* Exercise task
Each entry that follows must be output without any deviation.

════

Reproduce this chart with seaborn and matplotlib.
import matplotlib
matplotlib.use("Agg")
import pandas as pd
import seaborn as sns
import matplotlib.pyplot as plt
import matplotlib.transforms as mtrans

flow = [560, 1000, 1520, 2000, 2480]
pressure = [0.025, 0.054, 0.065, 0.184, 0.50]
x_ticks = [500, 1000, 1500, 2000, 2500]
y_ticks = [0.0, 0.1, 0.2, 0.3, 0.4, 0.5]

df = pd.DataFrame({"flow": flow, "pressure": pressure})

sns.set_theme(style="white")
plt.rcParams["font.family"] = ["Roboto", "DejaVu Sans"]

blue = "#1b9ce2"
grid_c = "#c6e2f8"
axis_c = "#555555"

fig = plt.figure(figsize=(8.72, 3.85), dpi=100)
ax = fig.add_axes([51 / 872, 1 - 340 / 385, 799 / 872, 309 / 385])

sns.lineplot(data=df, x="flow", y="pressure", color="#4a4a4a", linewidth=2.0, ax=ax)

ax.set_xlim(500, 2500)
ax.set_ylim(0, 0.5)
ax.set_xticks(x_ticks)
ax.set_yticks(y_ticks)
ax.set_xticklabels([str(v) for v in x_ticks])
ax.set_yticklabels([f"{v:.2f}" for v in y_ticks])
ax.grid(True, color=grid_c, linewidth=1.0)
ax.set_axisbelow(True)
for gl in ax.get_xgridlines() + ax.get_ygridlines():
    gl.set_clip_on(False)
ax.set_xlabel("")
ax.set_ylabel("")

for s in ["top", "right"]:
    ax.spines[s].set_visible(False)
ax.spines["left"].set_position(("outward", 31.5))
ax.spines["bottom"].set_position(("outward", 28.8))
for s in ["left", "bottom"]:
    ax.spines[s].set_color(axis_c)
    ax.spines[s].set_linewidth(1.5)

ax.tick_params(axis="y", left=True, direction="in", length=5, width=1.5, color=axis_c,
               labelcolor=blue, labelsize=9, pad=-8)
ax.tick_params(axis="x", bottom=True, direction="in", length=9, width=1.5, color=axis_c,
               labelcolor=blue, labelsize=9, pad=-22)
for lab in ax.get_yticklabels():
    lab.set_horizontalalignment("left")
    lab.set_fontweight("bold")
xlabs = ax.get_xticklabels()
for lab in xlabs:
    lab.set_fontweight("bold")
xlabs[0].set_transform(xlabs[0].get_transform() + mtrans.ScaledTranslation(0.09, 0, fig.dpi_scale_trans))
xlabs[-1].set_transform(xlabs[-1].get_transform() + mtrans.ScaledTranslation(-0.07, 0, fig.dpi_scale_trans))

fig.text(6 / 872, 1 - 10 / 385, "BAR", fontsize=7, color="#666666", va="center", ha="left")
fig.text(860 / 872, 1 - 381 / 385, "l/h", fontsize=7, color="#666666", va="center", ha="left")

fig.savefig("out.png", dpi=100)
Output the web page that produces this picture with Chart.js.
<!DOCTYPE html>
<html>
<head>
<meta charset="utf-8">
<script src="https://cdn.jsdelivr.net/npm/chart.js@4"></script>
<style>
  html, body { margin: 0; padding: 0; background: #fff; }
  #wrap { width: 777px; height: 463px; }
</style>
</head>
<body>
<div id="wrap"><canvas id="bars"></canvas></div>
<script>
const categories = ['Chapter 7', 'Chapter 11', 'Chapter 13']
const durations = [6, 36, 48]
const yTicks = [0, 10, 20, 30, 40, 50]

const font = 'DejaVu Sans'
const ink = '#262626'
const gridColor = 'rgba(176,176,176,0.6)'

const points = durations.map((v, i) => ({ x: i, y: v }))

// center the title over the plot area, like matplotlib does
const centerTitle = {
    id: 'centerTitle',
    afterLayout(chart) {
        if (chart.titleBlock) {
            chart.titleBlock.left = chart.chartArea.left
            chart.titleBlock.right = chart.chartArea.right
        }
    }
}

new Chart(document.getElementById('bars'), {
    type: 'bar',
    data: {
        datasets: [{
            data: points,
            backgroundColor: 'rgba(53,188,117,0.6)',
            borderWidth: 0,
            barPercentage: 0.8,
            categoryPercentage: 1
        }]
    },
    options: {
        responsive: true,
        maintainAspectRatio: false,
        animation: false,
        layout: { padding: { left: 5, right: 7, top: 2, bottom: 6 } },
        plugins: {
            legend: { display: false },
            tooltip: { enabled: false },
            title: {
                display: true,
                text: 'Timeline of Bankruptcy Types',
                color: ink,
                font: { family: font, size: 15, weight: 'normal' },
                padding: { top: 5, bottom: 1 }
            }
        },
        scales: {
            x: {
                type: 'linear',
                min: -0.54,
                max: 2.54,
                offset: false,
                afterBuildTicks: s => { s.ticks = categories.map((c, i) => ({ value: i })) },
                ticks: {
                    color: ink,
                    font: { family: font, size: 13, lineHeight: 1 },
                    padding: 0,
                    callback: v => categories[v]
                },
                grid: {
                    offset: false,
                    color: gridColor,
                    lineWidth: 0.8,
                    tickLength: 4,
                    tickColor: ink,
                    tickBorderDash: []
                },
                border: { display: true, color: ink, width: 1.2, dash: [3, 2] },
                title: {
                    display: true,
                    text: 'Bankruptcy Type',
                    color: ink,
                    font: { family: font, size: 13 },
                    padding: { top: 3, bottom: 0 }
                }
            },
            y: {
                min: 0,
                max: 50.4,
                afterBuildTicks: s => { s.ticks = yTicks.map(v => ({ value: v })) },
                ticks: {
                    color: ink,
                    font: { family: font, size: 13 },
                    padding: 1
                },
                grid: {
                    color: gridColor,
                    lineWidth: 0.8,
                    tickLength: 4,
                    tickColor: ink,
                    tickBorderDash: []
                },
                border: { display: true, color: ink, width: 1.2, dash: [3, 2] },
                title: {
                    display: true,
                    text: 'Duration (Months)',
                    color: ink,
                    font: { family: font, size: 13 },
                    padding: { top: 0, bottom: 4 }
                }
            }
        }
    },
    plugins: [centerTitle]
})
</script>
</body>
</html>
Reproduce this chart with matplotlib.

════

* Solution
Reproduce this chart with seaborn and matplotlib.
import matplotlib
matplotlib.use("Agg")
import pandas as pd
import seaborn as sns
import matplotlib.pyplot as plt
import matplotlib.transforms as mtrans

flow = [560, 1000, 1520, 2000, 2480]
pressure = [0.025, 0.054, 0.065, 0.184, 0.50]
x_ticks = [500, 1000, 1500, 2000, 2500]
y_ticks = [0.0, 0.1, 0.2, 0.3, 0.4, 0.5]

df = pd.DataFrame({"flow": flow, "pressure": pressure})

sns.set_theme(style="white")
plt.rcParams["font.family"] = ["Roboto", "DejaVu Sans"]

blue = "#1b9ce2"
grid_c = "#c6e2f8"
axis_c = "#555555"

fig = plt.figure(figsize=(8.72, 3.85), dpi=100)
ax = fig.add_axes([51 / 872, 1 - 340 / 385, 799 / 872, 309 / 385])

sns.lineplot(data=df, x="flow", y="pressure", color="#4a4a4a", linewidth=2.0, ax=ax)

ax.set_xlim(500, 2500)
ax.set_ylim(0, 0.5)
ax.set_xticks(x_ticks)
ax.set_yticks(y_ticks)
ax.set_xticklabels([str(v) for v in x_ticks])
ax.set_yticklabels([f"{v:.2f}" for v in y_ticks])
ax.grid(True, color=grid_c, linewidth=1.0)
ax.set_axisbelow(True)
for gl in ax.get_xgridlines() + ax.get_ygridlines():
    gl.set_clip_on(False)
ax.set_xlabel("")
ax.set_ylabel("")

for s in ["top", "right"]:
    ax.spines[s].set_visible(False)
ax.spines["left"].set_position(("outward", 31.5))
ax.spines["bottom"].set_position(("outward", 28.8))
for s in ["left", "bottom"]:
    ax.spines[s].set_color(axis_c)
    ax.spines[s].set_linewidth(1.5)

ax.tick_params(axis="y", left=True, direction="in", length=5, width=1.5, color=axis_c,
               labelcolor=blue, labelsize=9, pad=-8)
ax.tick_params(axis="x", bottom=True, direction="in", length=9, width=1.5, color=axis_c,
               labelcolor=blue, labelsize=9, pad=-22)
for lab in ax.get_yticklabels():
    lab.set_horizontalalignment("left")
    lab.set_fontweight("bold")
xlabs = ax.get_xticklabels()
for lab in xlabs:
    lab.set_fontweight("bold")
xlabs[0].set_transform(xlabs[0].get_transform() + mtrans.ScaledTranslation(0.09, 0, fig.dpi_scale_trans))
xlabs[-1].set_transform(xlabs[-1].get_transform() + mtrans.ScaledTranslation(-0.07, 0, fig.dpi_scale_trans))

fig.text(6 / 872, 1 - 10 / 385, "BAR", fontsize=7, color="#666666", va="center", ha="left")
fig.text(860 / 872, 1 - 381 / 385, "l/h", fontsize=7, color="#666666", va="center", ha="left")

fig.savefig("out.png", dpi=100)
Output the web page that produces this picture with Chart.js.
<!DOCTYPE html>
<html>
<head>
<meta charset="utf-8">
<script src="https://cdn.jsdelivr.net/npm/chart.js@4"></script>
<style>
  html, body { margin: 0; padding: 0; background: #fff; }
  #wrap { width: 777px; height: 463px; }
</style>
</head>
<body>
<div id="wrap"><canvas id="bars"></canvas></div>
<script>
const categories = ['Chapter 7', 'Chapter 11', 'Chapter 13']
const durations = [6, 36, 48]
const yTicks = [0, 10, 20, 30, 40, 50]

const font = 'DejaVu Sans'
const ink = '#262626'
const gridColor = 'rgba(176,176,176,0.6)'

const points = durations.map((v, i) => ({ x: i, y: v }))

// center the title over the plot area, like matplotlib does
const centerTitle = {
    id: 'centerTitle',
    afterLayout(chart) {
        if (chart.titleBlock) {
            chart.titleBlock.left = chart.chartArea.left
            chart.titleBlock.right = chart.chartArea.right
        }
    }
}

new Chart(document.getElementById('bars'), {
    type: 'bar',
    data: {
        datasets: [{
            data: points,
            backgroundColor: 'rgba(53,188,117,0.6)',
            borderWidth: 0,
            barPercentage: 0.8,
            categoryPercentage: 1
        }]
    },
    options: {
        responsive: true,
        maintainAspectRatio: false,
        animation: false,
        layout: { padding: { left: 5, right: 7, top: 2, bottom: 6 } },
        plugins: {
            legend: { display: false },
            tooltip: { enabled: false },
            title: {
                display: true,
                text: 'Timeline of Bankruptcy Types',
                color: ink,
                font: { family: font, size: 15, weight: 'normal' },
                padding: { top: 5, bottom: 1 }
            }
        },
        scales: {
            x: {
                type: 'linear',
                min: -0.54,
                max: 2.54,
                offset: false,
                afterBuildTicks: s => { s.ticks = categories.map((c, i) => ({ value: i })) },
                ticks: {
                    color: ink,
                    font: { family: font, size: 13, lineHeight: 1 },
                    padding: 0,
                    callback: v => categories[v]
                },
                grid: {
                    offset: false,
                    color: gridColor,
                    lineWidth: 0.8,
                    tickLength: 4,
                    tickColor: ink,
                    tickBorderDash: []
                },
                border: { display: true, color: ink, width: 1.2, dash: [3, 2] },
                title: {
                    display: true,
                    text: 'Bankruptcy Type',
                    color: ink,
                    font: { family: font, size: 13 },
                    padding: { top: 3, bottom: 0 }
                }
            },
            y: {
                min: 0,
                max: 50.4,
                afterBuildTicks: s => { s.ticks = yTicks.map(v => ({ value: v })) },
                ticks: {
                    color: ink,
                    font: { family: font, size: 13 },
                    padding: 1
                },
                grid: {
                    color: gridColor,
                    lineWidth: 0.8,
                    tickLength: 4,
                    tickColor: ink,
                    tickBorderDash: []
                },
                border: { display: true, color: ink, width: 1.2, dash: [3, 2] },
                title: {
                    display: true,
                    text: 'Duration (Months)',
                    color: ink,
                    font: { family: font, size: 13 },
                    padding: { top: 0, bottom: 4 }
                }
            }
        }
    },
    plugins: [centerTitle]
})
</script>
</body>
</html>
Reproduce this chart with matplotlib.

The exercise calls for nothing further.